Our evaluation system next looks at the documentation’s value to your business using five common characteristics:
- Critical nature of the process—How vital is the process described by this documentation to the successful business of the company?
- Frequency of use—How frequently is the documentation used or referenced?
- Number of users—How large is the potential user group for the documentation?
- Variety of users—What are the different functional areas or skill levels of personnel who will likely use this documentation?
- Impact of nonuse—What harm is likely if the documentation is not used properly or not used at all?
Each characteristic for both quality and value can be rated on a scale of 0 to 3, with 3 denoting that all aspects of the characteristic have been met. The maximum quality rating for any piece evaluated is 30, and the maximum value rating is 15.
Benefits of the methodology
This method of documentation evaluation has three major benefits. The first is that it gives a snapshot of the quality of existing documentation—particularly documentation of high value—at a certain point in time. If documentation improvements result in new ratings, they can be compared to a previous rating.
The method’s second benefit is that it enables you to customize your criteria for quality and value of documentation to reflect changes in priority, strategy, or direction. In this way, the methodology remains applicable regardless of the specific criteria used.
The third benefit of this method is that it allows comparisons between different types of processes within an infrastructure using the same standard of measure.

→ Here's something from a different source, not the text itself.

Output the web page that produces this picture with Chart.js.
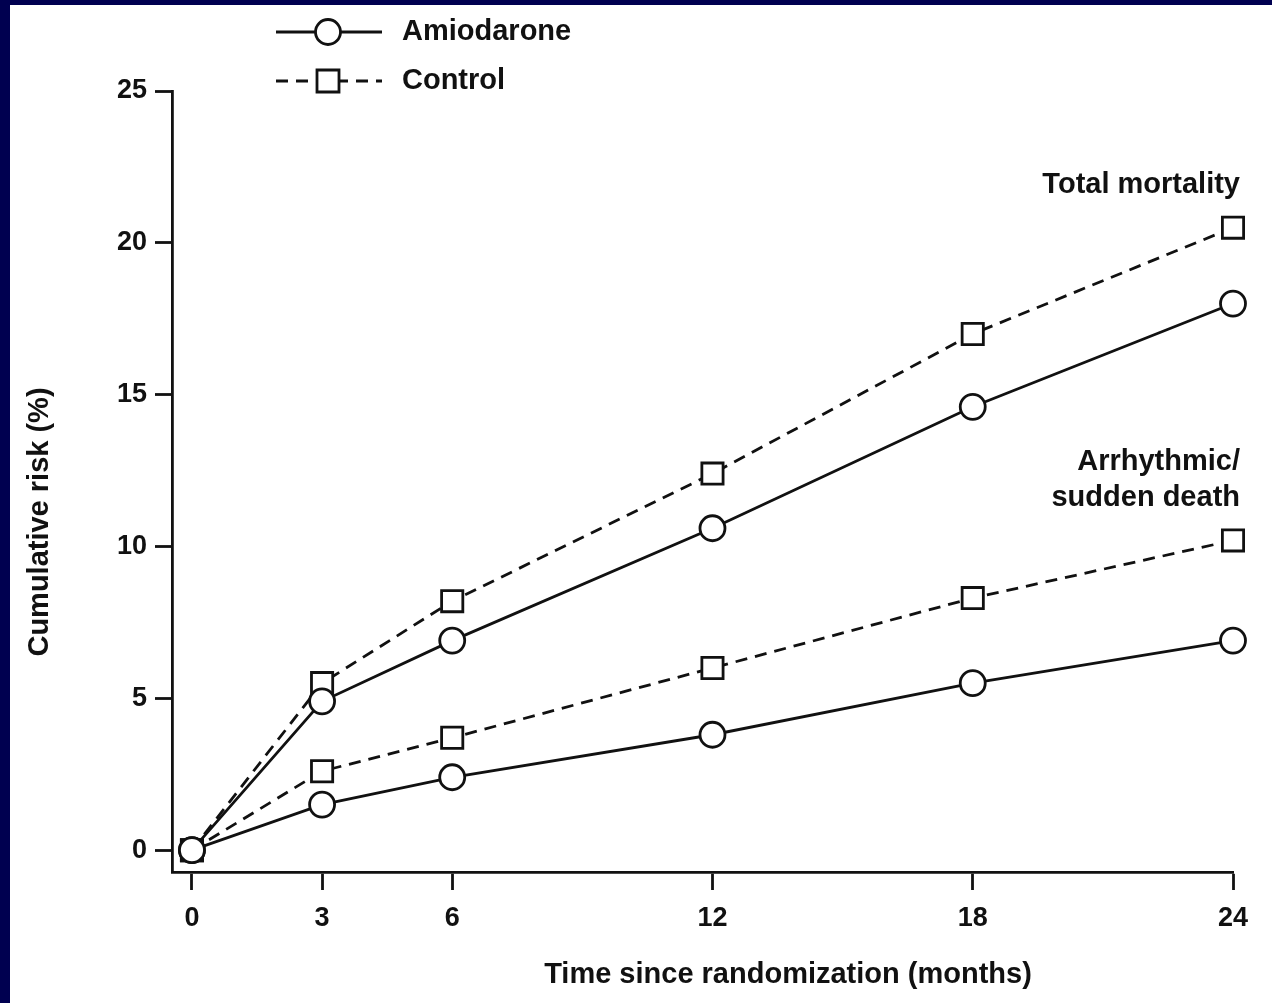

Once both the quality and value characteristics are evaluated, the two sets of attributes can be shown on a quality/value matrix, as shown in Figure B. Quality ratings are shown along the horizontal axis, increasing to the right from 0 to 30. Value ratings are shown along the vertical axis, increasing as it ascends from 0 to 15. Each axis is scaled from the lowest quality and value ratings up to the maximum possible. The matrix depicts both the value and quality of each piece of documentation on a single chart.
The matrix is then divided into four quadrants. Points in the upper-right quadrant (1) represent documentation that is both high in value and high in quality. This is the desired target and constitutes excellent documentation that requires little or no improvements and only periodic reviews to ensure continued high quality. Points in the lower-right quadrant (2) signify material that is high in quality but lower in value to a particular infrastructure. Documentation in this area is generally rated as good, but it can be improved.
The lower-left quadrant (3) represents documentation that is relatively low in both value and quality. Material in this area is designated as only fair and in need of improvement. Because value is low, improvements are suggested on an as-time-permits basis. Points in the upper-left quadrant (4) indicate documentation that is high in value but low in quality. Documentation in this area is considered to be at the greatest risk since it represents material that’s particularly important to the organization but is of poor quality. Obviously, documentation in this quadrant should be improved as soon as possible to prevent damage to processes, procedures, and services.
Our matrix’s ability to instantly identify documentation that needs to be addressed most urgently makes the rating method a potentially powerful tool. Both managers and analysts benefit from this identification. Rather than issuing a blanket statement that large amounts of documentation need to be generated, managers can direct analysts to initially concentrate on those pieces that have the lowest quality and highest value to the company. This method of evaluating the quality and value of documentation can make the task of improving it more appealing to IT analysts and less of a headache.